_Records with drawing code_:
• • • • • • •

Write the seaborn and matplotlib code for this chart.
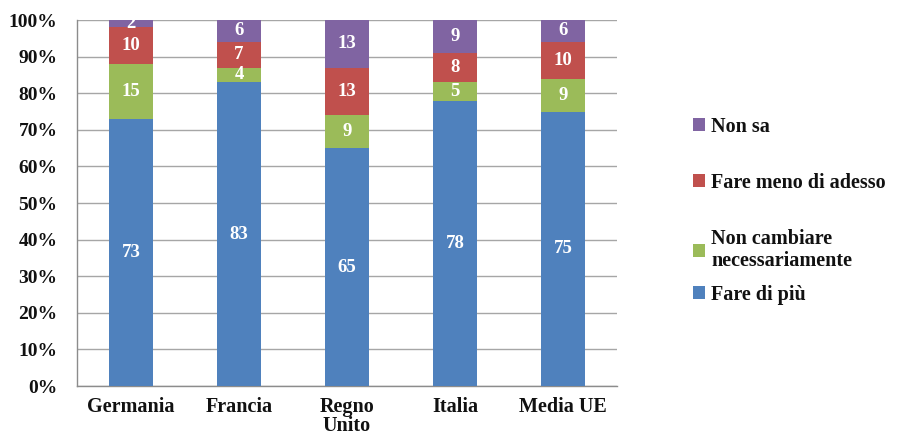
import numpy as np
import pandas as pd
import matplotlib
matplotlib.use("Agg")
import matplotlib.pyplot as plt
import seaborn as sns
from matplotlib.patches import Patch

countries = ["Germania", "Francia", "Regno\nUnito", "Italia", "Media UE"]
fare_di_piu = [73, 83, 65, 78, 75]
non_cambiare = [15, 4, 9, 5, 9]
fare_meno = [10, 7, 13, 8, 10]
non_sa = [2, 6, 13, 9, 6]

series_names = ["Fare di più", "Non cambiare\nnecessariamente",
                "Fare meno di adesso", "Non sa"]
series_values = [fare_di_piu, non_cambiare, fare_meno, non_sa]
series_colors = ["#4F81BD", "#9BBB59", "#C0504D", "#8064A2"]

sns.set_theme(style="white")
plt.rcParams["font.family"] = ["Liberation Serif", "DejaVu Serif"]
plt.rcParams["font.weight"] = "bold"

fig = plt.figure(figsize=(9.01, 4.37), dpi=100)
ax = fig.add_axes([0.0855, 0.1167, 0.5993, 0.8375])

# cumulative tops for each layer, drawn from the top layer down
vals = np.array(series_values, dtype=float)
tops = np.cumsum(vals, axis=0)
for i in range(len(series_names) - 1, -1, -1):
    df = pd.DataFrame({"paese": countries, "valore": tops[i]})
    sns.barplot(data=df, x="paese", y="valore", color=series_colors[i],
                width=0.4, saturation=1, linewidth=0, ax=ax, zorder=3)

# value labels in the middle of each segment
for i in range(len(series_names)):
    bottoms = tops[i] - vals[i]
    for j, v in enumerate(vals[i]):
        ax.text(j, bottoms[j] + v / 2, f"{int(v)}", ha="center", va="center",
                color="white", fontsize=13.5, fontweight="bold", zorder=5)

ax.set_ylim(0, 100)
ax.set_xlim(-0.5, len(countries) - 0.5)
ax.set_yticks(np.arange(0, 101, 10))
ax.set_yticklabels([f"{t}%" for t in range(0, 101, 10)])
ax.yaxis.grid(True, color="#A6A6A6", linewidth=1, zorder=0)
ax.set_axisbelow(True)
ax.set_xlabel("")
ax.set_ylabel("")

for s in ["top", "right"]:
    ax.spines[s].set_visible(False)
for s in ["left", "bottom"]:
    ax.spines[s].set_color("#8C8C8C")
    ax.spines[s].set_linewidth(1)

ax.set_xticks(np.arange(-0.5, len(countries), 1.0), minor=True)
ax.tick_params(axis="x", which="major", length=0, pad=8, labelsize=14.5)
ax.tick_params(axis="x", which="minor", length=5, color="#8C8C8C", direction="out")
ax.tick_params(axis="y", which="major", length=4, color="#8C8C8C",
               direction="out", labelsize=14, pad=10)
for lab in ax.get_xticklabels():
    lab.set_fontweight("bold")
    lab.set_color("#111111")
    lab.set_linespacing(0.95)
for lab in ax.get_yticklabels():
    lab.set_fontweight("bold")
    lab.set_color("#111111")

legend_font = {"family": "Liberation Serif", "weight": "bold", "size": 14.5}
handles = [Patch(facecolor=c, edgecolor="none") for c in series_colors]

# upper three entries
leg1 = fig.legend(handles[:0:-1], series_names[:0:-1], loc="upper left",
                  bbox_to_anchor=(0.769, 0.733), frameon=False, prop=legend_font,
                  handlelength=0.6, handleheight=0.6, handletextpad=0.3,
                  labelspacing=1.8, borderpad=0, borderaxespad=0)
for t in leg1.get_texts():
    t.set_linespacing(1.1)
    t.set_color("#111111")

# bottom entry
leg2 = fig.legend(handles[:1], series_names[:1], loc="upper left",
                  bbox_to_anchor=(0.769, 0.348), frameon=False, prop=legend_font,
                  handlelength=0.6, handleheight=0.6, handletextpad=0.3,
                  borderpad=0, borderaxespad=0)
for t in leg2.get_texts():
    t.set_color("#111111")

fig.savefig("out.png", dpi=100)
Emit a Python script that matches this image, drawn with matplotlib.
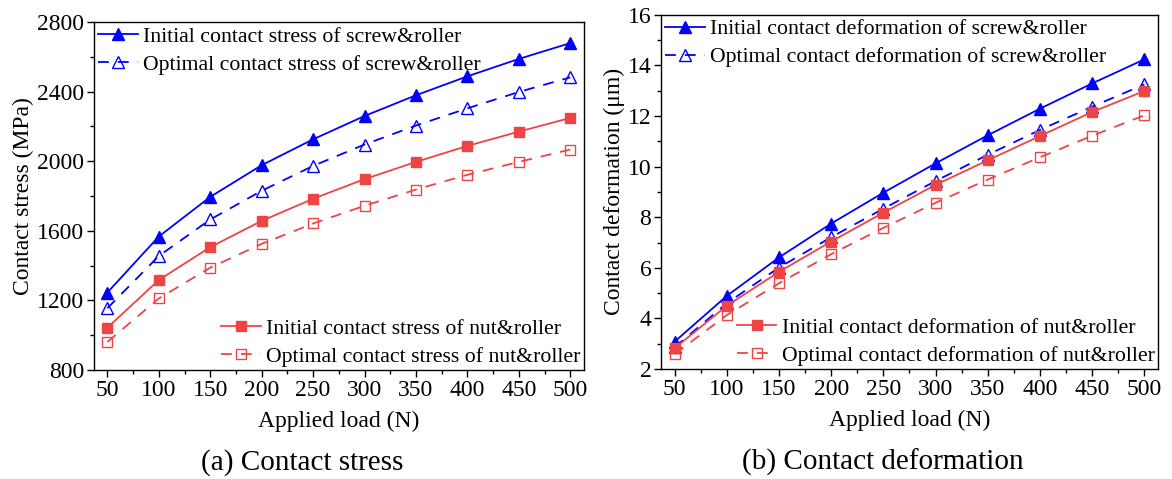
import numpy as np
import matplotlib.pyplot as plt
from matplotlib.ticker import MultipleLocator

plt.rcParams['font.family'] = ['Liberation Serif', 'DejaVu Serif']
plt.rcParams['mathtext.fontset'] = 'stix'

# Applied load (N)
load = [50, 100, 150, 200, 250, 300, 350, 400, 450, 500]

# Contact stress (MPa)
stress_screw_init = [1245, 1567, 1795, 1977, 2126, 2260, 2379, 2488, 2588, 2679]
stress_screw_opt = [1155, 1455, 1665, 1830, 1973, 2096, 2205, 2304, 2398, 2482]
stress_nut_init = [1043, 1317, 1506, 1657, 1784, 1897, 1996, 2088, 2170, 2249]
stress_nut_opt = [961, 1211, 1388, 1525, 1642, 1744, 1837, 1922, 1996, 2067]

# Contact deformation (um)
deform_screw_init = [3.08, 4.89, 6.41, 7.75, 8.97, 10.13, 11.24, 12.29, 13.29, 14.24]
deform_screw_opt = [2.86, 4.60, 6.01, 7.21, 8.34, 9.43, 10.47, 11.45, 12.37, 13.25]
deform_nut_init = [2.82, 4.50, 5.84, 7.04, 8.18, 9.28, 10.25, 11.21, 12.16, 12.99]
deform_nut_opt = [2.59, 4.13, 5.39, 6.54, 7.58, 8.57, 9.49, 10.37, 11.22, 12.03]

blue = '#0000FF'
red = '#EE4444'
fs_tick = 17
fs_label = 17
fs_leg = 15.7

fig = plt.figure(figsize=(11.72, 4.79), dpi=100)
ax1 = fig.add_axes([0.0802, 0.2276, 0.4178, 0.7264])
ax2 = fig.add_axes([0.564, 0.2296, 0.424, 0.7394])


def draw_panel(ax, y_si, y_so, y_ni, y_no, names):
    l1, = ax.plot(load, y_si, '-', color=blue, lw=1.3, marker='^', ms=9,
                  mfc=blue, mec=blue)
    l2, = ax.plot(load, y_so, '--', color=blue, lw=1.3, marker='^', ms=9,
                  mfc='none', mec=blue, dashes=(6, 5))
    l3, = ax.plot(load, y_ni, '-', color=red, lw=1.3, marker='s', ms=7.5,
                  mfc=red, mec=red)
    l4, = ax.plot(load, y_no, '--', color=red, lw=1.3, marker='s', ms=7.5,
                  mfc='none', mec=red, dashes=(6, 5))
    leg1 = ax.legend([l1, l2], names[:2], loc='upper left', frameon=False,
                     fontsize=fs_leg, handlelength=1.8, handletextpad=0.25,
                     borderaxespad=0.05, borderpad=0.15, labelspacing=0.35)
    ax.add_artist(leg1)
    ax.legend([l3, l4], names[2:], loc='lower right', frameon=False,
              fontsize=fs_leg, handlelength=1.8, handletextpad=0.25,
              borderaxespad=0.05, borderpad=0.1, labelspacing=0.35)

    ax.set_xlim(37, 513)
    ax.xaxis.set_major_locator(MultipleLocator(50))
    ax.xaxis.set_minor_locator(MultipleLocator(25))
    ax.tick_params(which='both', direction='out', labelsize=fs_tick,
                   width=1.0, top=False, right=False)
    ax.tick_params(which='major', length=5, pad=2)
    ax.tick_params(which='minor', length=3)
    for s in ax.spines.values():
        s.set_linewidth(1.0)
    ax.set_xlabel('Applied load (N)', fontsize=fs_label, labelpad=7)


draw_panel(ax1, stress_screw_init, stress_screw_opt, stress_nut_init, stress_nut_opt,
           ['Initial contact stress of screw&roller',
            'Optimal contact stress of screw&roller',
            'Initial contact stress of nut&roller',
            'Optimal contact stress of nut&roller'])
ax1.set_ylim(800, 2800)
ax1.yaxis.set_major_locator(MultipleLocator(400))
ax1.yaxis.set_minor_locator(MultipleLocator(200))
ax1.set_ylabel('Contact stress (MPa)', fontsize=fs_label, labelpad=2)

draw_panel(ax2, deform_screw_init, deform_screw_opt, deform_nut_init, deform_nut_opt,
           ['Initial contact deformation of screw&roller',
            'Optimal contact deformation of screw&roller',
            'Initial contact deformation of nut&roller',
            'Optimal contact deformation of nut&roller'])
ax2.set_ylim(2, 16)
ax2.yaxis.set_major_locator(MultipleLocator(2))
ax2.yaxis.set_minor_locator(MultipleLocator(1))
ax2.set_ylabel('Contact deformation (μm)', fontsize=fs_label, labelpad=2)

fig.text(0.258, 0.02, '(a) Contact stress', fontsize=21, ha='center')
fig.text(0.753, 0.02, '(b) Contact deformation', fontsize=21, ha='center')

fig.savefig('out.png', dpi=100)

• • • • • • •

_Short problem_: Omit every picture, and please return the entries exactly from the first line through the line with "non_sa = [2, 6, 13, 9, 6]", both included.

_Worked answer_:
Write the seaborn and matplotlib code for this chart.
import numpy as np
import pandas as pd
import matplotlib
matplotlib.use("Agg")
import matplotlib.pyplot as plt
import seaborn as sns
from matplotlib.patches import Patch

countries = ["Germania", "Francia", "Regno\nUnito", "Italia", "Media UE"]
fare_di_piu = [73, 83, 65, 78, 75]
non_cambiare = [15, 4, 9, 5, 9]
fare_meno = [10, 7, 13, 8, 10]
non_sa = [2, 6, 13, 9, 6]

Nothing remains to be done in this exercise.